An area that could require the exercise of judgment will be the determination as to which terms of an agreement, such as covenants, events of default, remedies, priority rights and similar terms, will need to be described as material provisions in the required disclosure. Answering this will depend on the circumstances, and past practices, both in municipal securities and corporate filings, as well as practices that will develop over the coming months, can be looked to for precedent. In addition, the events indicating financial difficulty (the second item of the amendments) could inform what needs to be described. An approach that could be followed to avoid having to make this determination would be to file the entire agreement (with any appropriate redactions). If this approach is taken, we recommend including a summary that describes the terms considered material. The SEC gives as examples of material terms the date of incurrence, principal amount, maturity and amortization, interest rate or method of computation (including default rates) and tax-related provisions such as rate adjustments and call provisions. Other terms, such as sources of payment, collateral, priority of rights, unusual covenants, events of default and remedies and third-party guarantees, also might be material depending on the nature of the obligation, the issuer and other circumstances.

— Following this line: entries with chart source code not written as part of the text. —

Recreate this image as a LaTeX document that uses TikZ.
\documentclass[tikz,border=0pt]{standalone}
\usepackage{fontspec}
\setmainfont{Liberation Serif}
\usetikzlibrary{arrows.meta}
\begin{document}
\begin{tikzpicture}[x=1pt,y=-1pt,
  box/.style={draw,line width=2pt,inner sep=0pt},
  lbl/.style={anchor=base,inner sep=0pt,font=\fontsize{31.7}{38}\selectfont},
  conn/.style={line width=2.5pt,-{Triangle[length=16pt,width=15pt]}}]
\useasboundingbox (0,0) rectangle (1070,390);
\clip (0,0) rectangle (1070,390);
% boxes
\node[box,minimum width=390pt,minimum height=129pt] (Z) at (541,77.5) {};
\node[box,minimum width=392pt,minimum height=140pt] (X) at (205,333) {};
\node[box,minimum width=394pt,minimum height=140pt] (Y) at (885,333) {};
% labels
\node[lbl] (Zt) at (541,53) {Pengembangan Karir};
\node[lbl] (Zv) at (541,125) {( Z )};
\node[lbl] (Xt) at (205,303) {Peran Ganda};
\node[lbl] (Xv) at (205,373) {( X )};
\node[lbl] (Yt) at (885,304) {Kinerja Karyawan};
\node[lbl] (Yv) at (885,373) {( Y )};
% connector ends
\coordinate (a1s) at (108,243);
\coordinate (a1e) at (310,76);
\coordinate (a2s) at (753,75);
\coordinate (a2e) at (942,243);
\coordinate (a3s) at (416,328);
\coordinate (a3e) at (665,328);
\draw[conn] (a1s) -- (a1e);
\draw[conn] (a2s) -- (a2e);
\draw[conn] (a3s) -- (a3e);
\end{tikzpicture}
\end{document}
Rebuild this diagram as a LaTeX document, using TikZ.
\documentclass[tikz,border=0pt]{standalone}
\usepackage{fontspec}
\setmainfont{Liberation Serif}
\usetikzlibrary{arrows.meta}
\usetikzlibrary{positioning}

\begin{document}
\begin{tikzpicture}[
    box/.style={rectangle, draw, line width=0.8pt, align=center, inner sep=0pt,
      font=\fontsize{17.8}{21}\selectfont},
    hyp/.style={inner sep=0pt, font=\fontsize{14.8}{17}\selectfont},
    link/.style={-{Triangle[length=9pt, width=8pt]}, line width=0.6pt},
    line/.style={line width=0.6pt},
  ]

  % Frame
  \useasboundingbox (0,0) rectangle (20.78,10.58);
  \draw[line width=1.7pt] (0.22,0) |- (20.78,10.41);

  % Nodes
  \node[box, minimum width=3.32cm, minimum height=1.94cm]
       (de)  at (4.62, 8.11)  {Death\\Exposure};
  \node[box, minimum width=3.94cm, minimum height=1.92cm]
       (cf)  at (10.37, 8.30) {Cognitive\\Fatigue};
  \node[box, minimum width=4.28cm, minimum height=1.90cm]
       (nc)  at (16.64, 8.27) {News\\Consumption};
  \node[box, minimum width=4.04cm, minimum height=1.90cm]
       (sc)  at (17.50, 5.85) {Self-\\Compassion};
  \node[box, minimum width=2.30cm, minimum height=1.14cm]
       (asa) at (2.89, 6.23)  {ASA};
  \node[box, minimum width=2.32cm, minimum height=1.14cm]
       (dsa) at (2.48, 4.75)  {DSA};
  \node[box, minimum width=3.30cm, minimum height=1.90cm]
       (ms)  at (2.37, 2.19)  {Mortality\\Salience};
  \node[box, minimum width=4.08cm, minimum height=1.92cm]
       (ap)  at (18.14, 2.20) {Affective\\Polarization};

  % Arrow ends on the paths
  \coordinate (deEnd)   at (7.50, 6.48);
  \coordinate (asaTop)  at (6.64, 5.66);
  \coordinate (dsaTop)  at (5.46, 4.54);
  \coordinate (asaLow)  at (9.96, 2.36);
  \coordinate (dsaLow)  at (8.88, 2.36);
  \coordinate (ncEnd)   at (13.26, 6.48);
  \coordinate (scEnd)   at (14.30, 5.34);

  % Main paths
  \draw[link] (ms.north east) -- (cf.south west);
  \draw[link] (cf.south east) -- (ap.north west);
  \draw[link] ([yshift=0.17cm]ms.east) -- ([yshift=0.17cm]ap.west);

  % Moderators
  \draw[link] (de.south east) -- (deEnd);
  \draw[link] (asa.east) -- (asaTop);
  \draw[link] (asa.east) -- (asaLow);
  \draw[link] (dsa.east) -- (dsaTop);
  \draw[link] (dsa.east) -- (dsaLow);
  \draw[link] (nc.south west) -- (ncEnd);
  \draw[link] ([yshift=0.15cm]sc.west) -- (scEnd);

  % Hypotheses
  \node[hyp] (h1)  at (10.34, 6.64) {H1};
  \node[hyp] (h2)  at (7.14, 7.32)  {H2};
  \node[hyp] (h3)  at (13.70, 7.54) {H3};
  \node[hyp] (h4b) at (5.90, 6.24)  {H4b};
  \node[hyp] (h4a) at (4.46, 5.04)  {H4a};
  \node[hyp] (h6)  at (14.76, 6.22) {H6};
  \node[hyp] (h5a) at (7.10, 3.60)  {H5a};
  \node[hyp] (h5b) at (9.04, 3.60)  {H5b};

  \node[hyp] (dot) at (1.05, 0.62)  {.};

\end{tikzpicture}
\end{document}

Both the incurrence of a financial obligation and related provisions required to be disclosed are subject to a materiality standard. The SEC declined to provide further guidance on what is material but instead cited to the commonly understood definition of whether disclosure would be important to an investment decision by a reasonable investor, which could involve both quantitative and qualitative considerations. Thus, determining materiality requires the exercise of judgment and will be based upon the particular facts and circumstances.

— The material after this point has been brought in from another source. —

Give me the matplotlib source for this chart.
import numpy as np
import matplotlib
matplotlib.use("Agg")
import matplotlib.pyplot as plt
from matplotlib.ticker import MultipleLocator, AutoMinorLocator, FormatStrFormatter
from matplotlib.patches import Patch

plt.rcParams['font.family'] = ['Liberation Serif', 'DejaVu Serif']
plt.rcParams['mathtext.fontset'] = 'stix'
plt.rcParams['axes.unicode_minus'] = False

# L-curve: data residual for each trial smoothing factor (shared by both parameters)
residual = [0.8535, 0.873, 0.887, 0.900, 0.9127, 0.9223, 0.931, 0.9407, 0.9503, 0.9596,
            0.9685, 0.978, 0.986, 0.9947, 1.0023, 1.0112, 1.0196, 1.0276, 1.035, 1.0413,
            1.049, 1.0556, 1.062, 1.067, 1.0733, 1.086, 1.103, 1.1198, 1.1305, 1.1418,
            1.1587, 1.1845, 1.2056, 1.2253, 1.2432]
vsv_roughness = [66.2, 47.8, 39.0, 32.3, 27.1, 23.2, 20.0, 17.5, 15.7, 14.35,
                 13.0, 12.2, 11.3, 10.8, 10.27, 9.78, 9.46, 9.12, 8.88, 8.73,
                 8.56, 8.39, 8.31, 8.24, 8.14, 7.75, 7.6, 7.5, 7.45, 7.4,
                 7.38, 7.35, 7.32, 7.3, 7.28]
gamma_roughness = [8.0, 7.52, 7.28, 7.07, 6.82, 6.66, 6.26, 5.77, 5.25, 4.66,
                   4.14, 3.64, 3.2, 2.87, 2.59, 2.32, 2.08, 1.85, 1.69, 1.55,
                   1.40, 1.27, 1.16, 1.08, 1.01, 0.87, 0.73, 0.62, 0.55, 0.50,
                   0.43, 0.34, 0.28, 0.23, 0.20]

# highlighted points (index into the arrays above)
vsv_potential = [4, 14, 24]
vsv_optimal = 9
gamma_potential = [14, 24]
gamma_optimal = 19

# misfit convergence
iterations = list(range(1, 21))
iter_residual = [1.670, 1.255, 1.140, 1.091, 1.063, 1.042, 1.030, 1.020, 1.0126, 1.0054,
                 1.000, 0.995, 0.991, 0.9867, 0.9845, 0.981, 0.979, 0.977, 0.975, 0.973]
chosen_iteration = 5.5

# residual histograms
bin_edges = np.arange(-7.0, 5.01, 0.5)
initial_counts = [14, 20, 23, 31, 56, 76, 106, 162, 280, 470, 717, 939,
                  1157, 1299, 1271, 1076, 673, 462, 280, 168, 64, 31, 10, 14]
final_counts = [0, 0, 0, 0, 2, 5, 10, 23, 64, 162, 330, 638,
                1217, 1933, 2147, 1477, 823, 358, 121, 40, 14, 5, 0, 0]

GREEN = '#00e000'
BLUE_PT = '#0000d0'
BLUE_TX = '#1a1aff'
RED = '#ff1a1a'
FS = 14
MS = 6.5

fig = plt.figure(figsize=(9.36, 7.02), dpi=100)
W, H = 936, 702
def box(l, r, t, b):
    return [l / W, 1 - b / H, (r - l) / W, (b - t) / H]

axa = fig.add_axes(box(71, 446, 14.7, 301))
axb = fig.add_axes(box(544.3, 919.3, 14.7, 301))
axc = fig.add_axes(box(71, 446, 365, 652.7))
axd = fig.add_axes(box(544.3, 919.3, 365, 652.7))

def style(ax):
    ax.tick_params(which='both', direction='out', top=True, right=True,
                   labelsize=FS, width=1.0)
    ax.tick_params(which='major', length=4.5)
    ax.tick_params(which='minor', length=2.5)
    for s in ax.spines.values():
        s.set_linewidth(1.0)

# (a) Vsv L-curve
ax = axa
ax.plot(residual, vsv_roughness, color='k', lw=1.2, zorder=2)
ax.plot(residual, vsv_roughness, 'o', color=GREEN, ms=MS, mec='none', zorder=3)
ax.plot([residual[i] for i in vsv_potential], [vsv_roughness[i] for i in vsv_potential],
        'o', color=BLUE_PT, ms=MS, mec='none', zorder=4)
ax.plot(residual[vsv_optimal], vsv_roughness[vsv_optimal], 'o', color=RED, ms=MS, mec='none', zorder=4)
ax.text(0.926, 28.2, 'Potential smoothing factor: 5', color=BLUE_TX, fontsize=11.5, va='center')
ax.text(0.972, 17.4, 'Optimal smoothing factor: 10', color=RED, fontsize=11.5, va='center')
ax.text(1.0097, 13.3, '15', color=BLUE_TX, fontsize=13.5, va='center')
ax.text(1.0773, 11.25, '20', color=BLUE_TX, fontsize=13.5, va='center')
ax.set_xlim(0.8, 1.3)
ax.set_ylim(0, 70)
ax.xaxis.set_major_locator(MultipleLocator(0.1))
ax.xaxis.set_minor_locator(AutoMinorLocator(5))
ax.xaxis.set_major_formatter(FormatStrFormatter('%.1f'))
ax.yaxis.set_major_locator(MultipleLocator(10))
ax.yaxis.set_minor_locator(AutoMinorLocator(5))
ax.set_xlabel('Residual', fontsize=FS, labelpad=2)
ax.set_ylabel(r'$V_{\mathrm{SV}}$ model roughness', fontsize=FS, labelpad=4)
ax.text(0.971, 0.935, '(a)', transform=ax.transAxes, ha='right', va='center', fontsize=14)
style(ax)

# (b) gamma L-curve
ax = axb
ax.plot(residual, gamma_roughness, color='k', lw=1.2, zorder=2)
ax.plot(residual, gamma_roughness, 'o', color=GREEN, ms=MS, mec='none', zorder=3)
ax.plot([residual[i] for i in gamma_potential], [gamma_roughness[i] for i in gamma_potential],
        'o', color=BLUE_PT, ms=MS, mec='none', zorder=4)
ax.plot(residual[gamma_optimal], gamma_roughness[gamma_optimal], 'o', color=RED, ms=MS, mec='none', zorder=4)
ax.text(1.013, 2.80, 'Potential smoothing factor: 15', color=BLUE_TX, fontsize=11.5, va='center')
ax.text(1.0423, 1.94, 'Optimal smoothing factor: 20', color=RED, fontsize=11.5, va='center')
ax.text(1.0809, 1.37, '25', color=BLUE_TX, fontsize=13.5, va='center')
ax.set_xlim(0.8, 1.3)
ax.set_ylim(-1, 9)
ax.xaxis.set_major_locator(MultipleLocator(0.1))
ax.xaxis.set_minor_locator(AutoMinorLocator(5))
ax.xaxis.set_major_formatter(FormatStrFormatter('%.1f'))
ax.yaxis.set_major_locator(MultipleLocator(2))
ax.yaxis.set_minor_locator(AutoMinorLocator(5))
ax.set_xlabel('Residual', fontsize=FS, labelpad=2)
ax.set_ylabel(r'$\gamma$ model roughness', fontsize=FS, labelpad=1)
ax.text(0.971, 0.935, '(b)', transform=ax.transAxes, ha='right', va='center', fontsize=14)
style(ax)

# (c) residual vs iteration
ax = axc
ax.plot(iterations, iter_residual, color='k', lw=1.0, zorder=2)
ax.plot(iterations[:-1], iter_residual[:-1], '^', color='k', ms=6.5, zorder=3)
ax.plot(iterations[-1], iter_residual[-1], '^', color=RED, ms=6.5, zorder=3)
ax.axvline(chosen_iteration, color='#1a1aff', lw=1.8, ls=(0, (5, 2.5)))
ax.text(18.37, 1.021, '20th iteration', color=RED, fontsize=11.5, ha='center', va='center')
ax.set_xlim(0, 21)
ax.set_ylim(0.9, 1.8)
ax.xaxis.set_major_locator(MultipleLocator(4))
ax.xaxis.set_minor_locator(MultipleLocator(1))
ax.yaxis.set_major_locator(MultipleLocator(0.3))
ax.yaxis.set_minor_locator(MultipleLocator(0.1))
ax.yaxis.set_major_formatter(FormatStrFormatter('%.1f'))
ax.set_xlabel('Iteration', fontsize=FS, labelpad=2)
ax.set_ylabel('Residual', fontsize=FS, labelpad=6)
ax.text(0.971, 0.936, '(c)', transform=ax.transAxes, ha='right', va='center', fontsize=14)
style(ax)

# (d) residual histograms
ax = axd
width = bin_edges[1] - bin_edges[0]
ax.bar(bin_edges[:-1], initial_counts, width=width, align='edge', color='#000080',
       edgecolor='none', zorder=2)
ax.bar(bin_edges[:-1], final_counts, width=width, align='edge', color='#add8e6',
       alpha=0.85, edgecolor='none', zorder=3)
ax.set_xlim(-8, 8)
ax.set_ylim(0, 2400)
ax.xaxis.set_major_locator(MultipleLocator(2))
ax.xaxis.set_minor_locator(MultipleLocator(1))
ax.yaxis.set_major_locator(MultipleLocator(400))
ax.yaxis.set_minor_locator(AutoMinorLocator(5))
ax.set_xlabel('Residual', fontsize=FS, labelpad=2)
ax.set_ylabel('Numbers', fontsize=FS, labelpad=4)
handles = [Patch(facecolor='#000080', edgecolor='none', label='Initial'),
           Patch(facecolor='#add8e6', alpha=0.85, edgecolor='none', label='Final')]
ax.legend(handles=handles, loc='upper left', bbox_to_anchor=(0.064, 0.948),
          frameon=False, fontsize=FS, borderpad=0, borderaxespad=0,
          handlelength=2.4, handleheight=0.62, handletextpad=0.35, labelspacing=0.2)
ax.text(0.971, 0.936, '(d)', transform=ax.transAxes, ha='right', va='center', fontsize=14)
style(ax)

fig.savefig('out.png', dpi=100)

Defaults and Similar Events
A particularly difficult area will be reporting monetary and non-monetary defaults and other events related to financial obligations that reflect financial difficulty. Once a new continuing disclosure agreement is executed on or after the February 27, 2019 compliance date, any such event that occurs with regard to a financial obligation whenever incurred, whether before or after the compliance date, will have to be reported. This differs from the incurrence event, which will apply only to material financial obligations incurred after a continuing disclosure agreement that includes that event is executed. There is no separate materiality standard – rather the test is whether the event reflects reporting person financial difficulty. The SEC indicated that this term relates to events that may have potential adverse impacts on the reporting person’s liquidity and overall creditworthiness, or affect security holders. That determination will require the exercise of judgment, and caution will likely result in reporting if there is any uncertainty on whether the test is met. To deal with compliance with this new event, it will be important for reporting persons to know the key provisions of their financial obligations and to have procedures in place to identify and evaluate any such events.

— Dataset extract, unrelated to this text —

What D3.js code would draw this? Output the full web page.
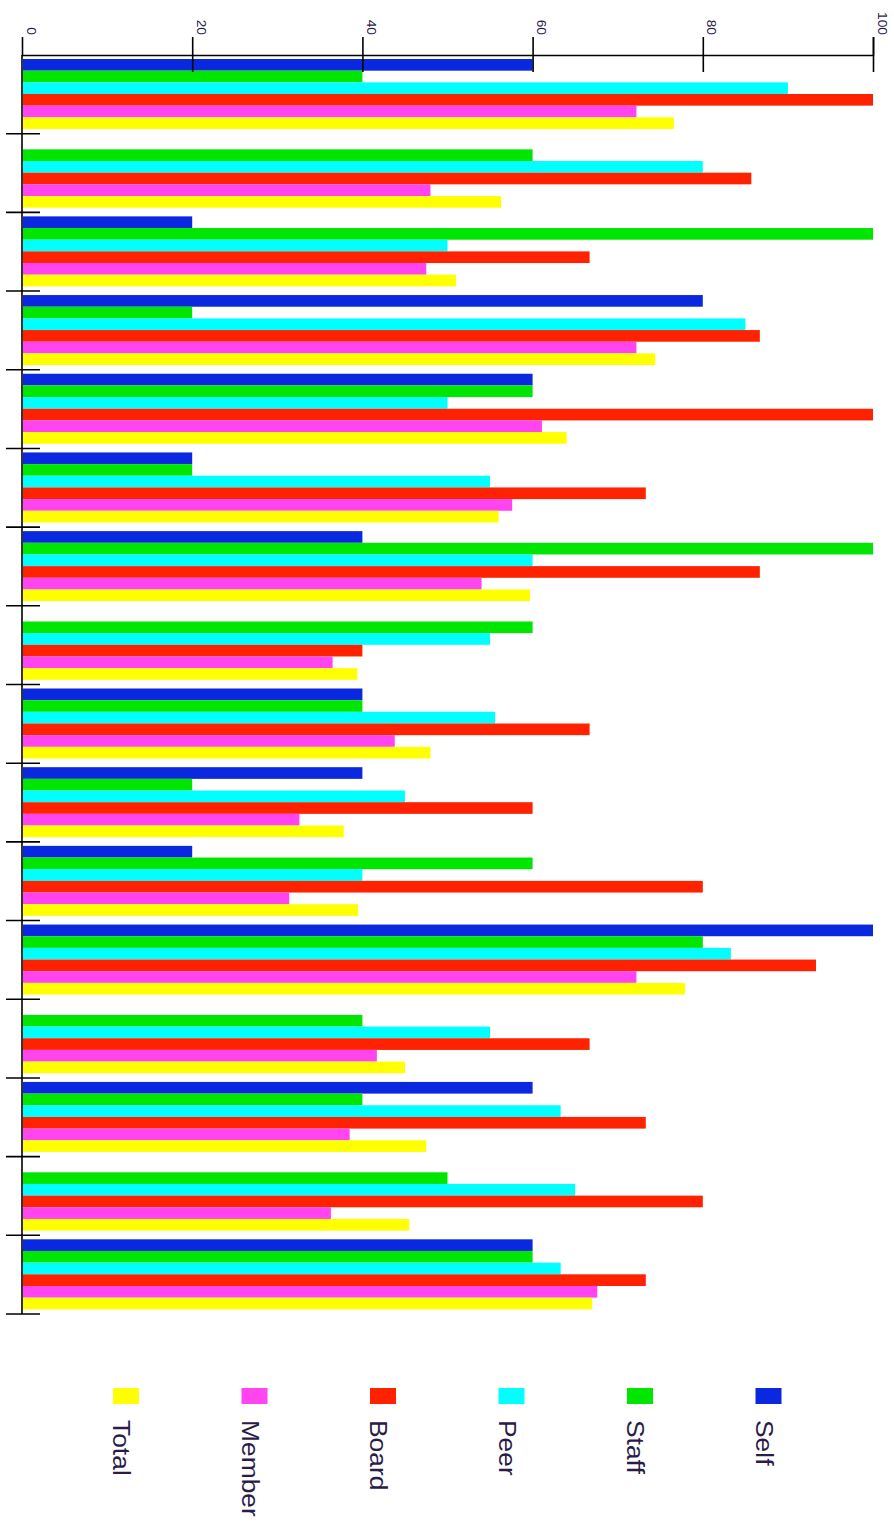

Steps to Implement Compliance
We have the following advice to assist with compliance with the new requirements:

For reporting persons:
  • Review in advance of the compliance date (or at least before the first offering subject to Rule 15c2-12 after that date) the existing disclosure controls and procedures to identify what changes may be needed to deal with the two new event items. This will include identifying who will be responsible for determining when a financial obligation, as defined, has been incurred and ensuring that necessary information will flow to that person.
  • Educate those responsible for compliance about the new requirements for continuing disclosure.
  • Catalogue existing financial obligations determined to be material, along with a listing of relevant material covenants and other provisions in order to be in a position to timely identify events reflecting financial difficulties that will need to be reported. Review of financial statements will be a helpful way to help identify existing financial obligations. Use of a spreadsheet or electronic database also could be helpful. This information should be kept current on an ongoing basis.
  • Following the first offering with a continuing disclosure agreement containing the new items, assess each new financial obligation proposed to be incurred to determine if disclosure is required. Doing this assessment at the outset of planning the incurrence will facilitate compliance.
  • Also following that first offering, continuously monitor events to determine if a default or similar event has occurred reflecting financial difficulties and thus requires disclosure. While financial difficulties and resulting defaults and related events are unlikely to be a surprise, it would make sense to have this analysis done, using the spreadsheet or database, at least each time financial statements are prepared or on some other periodic basis.

For underwriters and municipal securities dealers:
  • Review and enhance procedures for ensuring that municipal issuers and obligated persons are complying with the new continuing disclosure requirements. This could involve steps to understand what procedures particular reporting persons have in place to ensure compliance and modification of forms of continuing disclosure agreements and certificates as to compliance to be obtained from such persons in connection with offerings after the compliance date.
  • Once a municipal issuer or obligated person has issued municipal securities with continuing disclosure agreements that include the new items, engage in diligence using the enhanced procedures to determine whether there has been a failure to comply in all material respects with the compliance disclosure agreements. Review of financial statements posted on EMMA to identify a reporting persons financial obligations can be an important part of the compliance review procedures. As noted above, the leases required to be disclosed in a filing are fewer than those that will be reflected on the financial statements. Third party resources, such as those of Digital Assurance Certification (DAC) and others, also could be helpful in this task. In addition, knowing the reporting persons procedures and obtaining appropriate certificates should be part of the diligence process.
  • Dealers who recommend purchases or sales of municipal securities also will want to develop procedures to provide reasonable assurance that they will receive prompt notice of the events and failure to file notices regarding the securities being recommended. Again, third party resources can be helpful.

Early Adoption?
We have been asked by several issuers and obligated persons whether they should comply early by including the new events in their continuing disclosure agreements entered into before the compliance date. Our advice is to wait, most likely until the compliance date, before doing so. As we have noted above, there are questions about the new requirements that can benefit from further guidance. Moreover, reporting persons will need time to revisit and upgrade their disclosure controls and procedures to ensure compliance. Reporting persons can always voluntarily disclose particular events they consider material, such as incurring new financial obligations or events indicating financial difficulties, and we general encourage considering doing so.